(*A scanso di equivoci, il nome della rubrica contiene volutamente un errore ortografico per sottolineare il carattere a dir poco ridicolo di alcune notizie riguardanti l’Egitto che circolano nel web e non solo)
Ormai non ci si può stupire più di niente. Se le fake news dilagano tra giornali e tv, rendendo spesso difficile valutare l’attendibilità di alcune notizie, assurdità diffuse in internet, che una volta avrebbero strappato solo una risata, trovano oggi dignità in strette cerchie di persone che, tuttavia, si allargano sempre di più. Esemplari sono le varie teorie cospirazionistiche basate su idiozie come terra piatta, rettiliani, Nuovo Ordine Mondiale, scie chimiche, 5G. Succede quindi che un divinità egizia in forma di rana diventi simbolo dell’alt-right (ne ho parlato qui) o che una scherzosa reinterpretazione di una pittura di Nuovo Regno venga presa sul serio.
L’immagine di un egizio che sembra infilare un bastoncino nell’occhio di un altro uomo in realtà gira già da parecchio come meme, in relazione a improbabili tamponi covid che sarebbero stati usati anche nell’antichità. Ma come sempre accade, seppur sia palesemente una trovata goliardica fondata sulla somiglianza di gesti che tra loro c’entrano poco, qualcuno ha creduto nella sua veridicità.
Ultimamente però c’è stata un’evoluzione. Cospirazionisti no-vax hanno addotto il meme a prova “inconfutabile” di fantomatici esperimenti bioingegneristici compiuti ai danni della popolazione inconsapevole. I tamponi infilati nel naso e nella gola per verificare la presenza del coronavirus, infatti, sarebbero invece un tentativo di ripetere una millenaria tecnica di tortura in voga tra gli Egizi.

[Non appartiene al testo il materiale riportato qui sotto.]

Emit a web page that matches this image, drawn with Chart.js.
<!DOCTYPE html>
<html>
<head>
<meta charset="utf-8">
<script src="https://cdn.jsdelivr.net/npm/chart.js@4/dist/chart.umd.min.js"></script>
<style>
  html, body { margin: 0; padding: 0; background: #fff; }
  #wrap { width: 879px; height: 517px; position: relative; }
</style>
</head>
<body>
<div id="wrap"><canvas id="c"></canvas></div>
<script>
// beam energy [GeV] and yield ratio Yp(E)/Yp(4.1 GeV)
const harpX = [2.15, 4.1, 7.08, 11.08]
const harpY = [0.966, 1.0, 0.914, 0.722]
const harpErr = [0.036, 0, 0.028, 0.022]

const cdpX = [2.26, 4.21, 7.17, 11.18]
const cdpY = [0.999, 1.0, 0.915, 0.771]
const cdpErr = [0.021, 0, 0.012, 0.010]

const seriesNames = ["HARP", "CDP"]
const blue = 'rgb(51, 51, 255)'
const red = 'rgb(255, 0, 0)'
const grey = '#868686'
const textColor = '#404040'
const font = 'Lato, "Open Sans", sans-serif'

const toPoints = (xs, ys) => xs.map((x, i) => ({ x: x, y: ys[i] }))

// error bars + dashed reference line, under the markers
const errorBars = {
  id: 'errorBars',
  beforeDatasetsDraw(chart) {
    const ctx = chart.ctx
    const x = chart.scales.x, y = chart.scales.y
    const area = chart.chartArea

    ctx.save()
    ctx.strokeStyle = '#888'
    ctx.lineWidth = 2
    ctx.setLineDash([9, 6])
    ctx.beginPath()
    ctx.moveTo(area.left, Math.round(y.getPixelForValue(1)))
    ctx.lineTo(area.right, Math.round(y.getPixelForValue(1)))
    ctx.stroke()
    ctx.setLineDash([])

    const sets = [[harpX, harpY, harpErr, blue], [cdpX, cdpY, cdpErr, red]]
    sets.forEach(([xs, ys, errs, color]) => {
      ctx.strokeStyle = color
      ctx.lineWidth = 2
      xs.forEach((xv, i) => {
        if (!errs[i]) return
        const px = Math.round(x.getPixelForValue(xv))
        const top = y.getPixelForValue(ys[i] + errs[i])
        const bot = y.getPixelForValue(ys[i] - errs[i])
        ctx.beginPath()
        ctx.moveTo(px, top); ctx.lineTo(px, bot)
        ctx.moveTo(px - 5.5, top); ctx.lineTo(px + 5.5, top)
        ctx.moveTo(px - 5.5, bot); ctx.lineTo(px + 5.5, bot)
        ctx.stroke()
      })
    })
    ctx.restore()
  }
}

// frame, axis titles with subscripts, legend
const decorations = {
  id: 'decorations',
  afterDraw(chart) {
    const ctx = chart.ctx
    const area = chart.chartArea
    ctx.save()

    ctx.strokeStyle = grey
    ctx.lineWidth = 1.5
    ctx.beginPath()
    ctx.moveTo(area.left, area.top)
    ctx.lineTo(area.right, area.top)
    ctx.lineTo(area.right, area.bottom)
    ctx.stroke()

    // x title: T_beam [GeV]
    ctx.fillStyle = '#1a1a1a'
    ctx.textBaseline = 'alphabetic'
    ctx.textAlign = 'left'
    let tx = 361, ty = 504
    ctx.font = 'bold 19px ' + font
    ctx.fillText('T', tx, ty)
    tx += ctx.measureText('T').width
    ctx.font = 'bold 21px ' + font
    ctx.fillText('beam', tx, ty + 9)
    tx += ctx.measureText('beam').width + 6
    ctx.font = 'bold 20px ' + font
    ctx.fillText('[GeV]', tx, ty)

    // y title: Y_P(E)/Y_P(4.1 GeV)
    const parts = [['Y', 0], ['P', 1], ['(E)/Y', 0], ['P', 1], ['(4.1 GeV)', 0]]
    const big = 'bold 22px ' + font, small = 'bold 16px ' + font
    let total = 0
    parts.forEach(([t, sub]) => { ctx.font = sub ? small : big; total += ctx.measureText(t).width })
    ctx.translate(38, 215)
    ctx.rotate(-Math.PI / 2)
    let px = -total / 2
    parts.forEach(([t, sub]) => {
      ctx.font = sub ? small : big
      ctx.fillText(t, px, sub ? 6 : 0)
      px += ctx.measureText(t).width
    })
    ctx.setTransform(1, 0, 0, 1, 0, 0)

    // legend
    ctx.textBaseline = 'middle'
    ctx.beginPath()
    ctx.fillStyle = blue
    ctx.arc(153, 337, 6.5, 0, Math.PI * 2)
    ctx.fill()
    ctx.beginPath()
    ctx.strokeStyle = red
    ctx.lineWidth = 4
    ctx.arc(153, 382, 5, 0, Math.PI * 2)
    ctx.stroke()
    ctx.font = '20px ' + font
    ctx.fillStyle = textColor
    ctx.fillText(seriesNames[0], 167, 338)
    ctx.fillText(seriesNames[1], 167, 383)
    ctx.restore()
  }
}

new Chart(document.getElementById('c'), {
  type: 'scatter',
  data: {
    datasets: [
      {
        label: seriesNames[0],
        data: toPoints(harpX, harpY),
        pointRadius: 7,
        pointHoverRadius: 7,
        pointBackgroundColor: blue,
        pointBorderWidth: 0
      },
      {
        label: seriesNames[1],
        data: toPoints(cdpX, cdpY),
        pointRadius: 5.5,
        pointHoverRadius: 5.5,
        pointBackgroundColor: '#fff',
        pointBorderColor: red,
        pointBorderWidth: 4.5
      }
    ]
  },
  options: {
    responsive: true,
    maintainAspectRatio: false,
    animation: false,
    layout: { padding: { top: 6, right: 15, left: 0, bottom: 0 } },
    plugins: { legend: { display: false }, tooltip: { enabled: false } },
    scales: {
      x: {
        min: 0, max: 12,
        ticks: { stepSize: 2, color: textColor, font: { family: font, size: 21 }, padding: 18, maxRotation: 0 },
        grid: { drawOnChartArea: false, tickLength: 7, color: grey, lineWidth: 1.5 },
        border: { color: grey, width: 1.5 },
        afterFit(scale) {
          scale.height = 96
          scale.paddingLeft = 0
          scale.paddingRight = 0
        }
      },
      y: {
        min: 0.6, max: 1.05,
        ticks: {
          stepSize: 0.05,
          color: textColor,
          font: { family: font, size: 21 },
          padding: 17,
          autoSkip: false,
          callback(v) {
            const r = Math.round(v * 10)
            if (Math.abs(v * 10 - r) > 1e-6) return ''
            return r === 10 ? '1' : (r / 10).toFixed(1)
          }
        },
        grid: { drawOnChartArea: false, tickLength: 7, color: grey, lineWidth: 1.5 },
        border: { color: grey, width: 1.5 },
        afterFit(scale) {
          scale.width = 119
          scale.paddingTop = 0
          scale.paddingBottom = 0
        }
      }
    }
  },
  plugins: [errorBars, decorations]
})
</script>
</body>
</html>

Andando così a danneggiare la ghiandola pituitaria, o ipofisi, si intaccherebbe la corretta produzione di diversi ormoni con un conseguente stato di infertilità, crescità rallentata, affaticamento, vertigini, nausea a vita.
Ovviamente non sono qui per spiegare quanto tutto ciò sia scientificamente assurdo (chiedete a un medico), ma vorrei fare una riflessione prima di andare ad analizzare nello specifico la scena. Che senso ha depotenziare uno schiavo, cioè una tua “proprietà” che dovrebbe invece lavorare al meglio per te? Tanto varrebbe eliminarlo definitivamente a questo punto. Insomma, una punizione più masochista che sadica.
Il disegno in cui l’aguzzino tormenterebbe il naso del povero schiavo (per la questione schiavi vi rimando a un vecchio articolo) è una copia moderna su papiro di una scena dipinta sulla parete nord della camera funeraria della tomba di Ipuy (TT217), scultore di Deir el-Medina vissuto durante il regno di Ramesse II (1279-1212 a.C.).
Nel registro inferiore del muro, sono rappresentati alcuni carpentieri che costruiscono un naos e un catafalco per il tempio funerario di Amenofi I.
Purtroppo l’intonaco è danneggiato proprio nella parte che c’interessa (immagini in basso), ma è comunque visibile uno degli artigiani che si sta occupando del catafalco voltarsi verso un altro uomo, forse un medico, che lo trucca con un bastoncino. Il kohl, infatti, oltre ad essere un cosmetico, serviva a prevenire le infezioni dell’occhio. In alto si vede proprio il tipico doppio tubetto per il kohl, insieme a una cassetta che forse conteneva le materie prime in polvere.
Quindi niente a che vedere con torture, ipofisi o esperimenti bioingegneristici.